WHAT IS REQUIRED: Copy out, unchanged, every line from the start of the records to the line that contains "(baseR) at (652,714);", and stop there.

Code that draws figures
begin

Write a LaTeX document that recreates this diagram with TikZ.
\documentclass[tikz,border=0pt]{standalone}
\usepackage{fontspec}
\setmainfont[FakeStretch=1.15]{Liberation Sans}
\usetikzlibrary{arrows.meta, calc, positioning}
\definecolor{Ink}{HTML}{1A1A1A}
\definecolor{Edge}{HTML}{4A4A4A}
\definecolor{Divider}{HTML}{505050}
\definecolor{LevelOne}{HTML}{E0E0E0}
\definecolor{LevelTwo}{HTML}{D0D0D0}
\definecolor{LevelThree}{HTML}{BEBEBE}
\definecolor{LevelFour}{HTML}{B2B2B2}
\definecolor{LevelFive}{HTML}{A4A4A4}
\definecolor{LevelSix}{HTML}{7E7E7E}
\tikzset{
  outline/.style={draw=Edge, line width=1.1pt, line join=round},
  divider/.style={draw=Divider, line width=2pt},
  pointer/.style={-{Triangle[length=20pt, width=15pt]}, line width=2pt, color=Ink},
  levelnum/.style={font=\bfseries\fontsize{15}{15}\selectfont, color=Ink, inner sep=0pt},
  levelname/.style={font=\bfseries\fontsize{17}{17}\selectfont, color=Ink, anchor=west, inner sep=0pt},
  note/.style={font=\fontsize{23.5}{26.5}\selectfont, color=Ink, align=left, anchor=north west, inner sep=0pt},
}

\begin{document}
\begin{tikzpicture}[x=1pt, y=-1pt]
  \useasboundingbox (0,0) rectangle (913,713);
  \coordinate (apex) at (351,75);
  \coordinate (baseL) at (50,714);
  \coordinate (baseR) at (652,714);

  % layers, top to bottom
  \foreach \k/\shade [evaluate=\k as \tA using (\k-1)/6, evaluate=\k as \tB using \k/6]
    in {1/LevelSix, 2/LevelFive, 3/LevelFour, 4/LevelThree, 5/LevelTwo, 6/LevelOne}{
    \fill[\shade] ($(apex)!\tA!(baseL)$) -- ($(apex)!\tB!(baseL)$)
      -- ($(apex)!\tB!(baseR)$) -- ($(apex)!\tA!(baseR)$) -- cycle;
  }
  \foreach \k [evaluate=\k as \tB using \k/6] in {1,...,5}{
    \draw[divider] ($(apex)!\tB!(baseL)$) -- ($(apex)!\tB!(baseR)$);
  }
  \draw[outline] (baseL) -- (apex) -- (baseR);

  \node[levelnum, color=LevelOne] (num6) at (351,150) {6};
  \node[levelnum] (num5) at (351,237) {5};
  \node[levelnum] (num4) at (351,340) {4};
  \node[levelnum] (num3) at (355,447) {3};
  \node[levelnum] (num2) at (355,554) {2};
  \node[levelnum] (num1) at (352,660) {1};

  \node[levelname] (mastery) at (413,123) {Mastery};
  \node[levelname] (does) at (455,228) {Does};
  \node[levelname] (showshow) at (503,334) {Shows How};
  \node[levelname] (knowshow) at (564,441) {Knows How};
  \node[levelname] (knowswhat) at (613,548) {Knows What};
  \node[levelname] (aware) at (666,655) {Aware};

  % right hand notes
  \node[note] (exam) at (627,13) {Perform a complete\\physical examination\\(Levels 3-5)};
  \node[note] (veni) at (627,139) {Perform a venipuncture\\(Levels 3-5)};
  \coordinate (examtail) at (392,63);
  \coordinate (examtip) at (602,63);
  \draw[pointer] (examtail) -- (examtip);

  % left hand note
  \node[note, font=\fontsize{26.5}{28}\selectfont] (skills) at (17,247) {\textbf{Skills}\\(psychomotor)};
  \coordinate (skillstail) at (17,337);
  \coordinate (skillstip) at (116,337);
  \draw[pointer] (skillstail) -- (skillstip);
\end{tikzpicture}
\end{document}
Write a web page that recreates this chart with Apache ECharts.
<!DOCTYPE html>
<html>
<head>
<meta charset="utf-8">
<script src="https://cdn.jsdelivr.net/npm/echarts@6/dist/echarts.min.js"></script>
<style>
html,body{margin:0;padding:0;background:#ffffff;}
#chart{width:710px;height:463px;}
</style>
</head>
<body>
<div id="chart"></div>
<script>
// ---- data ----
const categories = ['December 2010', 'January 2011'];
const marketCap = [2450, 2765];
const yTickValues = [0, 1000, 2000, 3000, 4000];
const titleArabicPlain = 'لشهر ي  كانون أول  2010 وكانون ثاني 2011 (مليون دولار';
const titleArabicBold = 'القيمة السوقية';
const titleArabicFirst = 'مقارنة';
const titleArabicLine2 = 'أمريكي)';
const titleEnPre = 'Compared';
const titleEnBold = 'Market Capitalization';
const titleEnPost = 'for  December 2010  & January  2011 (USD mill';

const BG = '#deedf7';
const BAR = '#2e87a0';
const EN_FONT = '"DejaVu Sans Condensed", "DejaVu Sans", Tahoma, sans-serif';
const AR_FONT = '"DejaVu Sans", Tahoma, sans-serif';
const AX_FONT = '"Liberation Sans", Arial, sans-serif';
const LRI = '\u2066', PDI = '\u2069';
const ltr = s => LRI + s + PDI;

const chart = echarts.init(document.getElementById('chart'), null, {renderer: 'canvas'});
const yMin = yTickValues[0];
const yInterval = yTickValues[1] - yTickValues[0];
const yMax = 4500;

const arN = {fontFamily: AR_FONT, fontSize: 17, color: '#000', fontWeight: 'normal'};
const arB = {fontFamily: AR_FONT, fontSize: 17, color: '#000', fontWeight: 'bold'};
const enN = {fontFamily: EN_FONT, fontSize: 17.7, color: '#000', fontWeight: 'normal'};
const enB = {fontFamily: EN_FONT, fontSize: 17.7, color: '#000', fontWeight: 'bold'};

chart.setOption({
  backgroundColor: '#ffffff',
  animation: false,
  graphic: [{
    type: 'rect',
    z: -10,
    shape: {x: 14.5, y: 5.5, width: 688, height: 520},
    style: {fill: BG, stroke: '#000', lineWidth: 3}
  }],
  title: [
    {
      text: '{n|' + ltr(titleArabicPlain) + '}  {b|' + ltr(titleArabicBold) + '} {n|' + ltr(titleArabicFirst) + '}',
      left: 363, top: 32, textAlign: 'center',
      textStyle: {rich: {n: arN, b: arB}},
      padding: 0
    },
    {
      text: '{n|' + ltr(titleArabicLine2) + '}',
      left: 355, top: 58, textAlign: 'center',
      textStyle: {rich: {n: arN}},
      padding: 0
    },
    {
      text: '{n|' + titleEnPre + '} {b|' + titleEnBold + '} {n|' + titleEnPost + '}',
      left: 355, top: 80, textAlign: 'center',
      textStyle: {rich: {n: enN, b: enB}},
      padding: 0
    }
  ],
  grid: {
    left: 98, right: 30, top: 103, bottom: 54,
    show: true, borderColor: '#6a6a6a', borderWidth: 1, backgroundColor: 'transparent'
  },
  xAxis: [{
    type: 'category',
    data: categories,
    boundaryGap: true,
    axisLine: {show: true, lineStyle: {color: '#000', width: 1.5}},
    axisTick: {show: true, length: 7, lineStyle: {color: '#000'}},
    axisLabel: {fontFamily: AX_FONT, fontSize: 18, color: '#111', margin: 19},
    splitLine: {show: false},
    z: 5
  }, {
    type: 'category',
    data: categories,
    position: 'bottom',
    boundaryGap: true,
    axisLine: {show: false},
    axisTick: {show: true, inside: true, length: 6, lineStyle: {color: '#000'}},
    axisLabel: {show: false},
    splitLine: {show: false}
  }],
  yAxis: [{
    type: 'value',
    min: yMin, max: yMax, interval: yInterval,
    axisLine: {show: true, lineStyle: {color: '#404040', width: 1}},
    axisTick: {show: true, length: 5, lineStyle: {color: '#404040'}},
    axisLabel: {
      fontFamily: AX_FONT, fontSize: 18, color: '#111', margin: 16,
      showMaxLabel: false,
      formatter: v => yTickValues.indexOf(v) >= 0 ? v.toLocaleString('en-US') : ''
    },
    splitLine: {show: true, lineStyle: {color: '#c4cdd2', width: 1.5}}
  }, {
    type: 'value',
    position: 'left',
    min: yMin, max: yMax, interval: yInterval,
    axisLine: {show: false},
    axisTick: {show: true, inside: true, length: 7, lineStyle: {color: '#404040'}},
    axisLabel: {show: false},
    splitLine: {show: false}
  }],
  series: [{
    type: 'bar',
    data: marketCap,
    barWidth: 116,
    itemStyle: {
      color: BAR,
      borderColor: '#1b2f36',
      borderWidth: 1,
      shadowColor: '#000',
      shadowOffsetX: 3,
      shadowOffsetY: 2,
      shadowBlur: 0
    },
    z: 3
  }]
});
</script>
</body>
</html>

end

SOLUTION TO THE EXERCISE:
Write a LaTeX document that recreates this diagram with TikZ.
\documentclass[tikz,border=0pt]{standalone}
\usepackage{fontspec}
\setmainfont[FakeStretch=1.15]{Liberation Sans}
\usetikzlibrary{arrows.meta, calc, positioning}
\definecolor{Ink}{HTML}{1A1A1A}
\definecolor{Edge}{HTML}{4A4A4A}
\definecolor{Divider}{HTML}{505050}
\definecolor{LevelOne}{HTML}{E0E0E0}
\definecolor{LevelTwo}{HTML}{D0D0D0}
\definecolor{LevelThree}{HTML}{BEBEBE}
\definecolor{LevelFour}{HTML}{B2B2B2}
\definecolor{LevelFive}{HTML}{A4A4A4}
\definecolor{LevelSix}{HTML}{7E7E7E}
\tikzset{
  outline/.style={draw=Edge, line width=1.1pt, line join=round},
  divider/.style={draw=Divider, line width=2pt},
  pointer/.style={-{Triangle[length=20pt, width=15pt]}, line width=2pt, color=Ink},
  levelnum/.style={font=\bfseries\fontsize{15}{15}\selectfont, color=Ink, inner sep=0pt},
  levelname/.style={font=\bfseries\fontsize{17}{17}\selectfont, color=Ink, anchor=west, inner sep=0pt},
  note/.style={font=\fontsize{23.5}{26.5}\selectfont, color=Ink, align=left, anchor=north west, inner sep=0pt},
}

\begin{document}
\begin{tikzpicture}[x=1pt, y=-1pt]
  \useasboundingbox (0,0) rectangle (913,713);
  \coordinate (apex) at (351,75);
  \coordinate (baseL) at (50,714);
  \coordinate (baseR) at (652,714);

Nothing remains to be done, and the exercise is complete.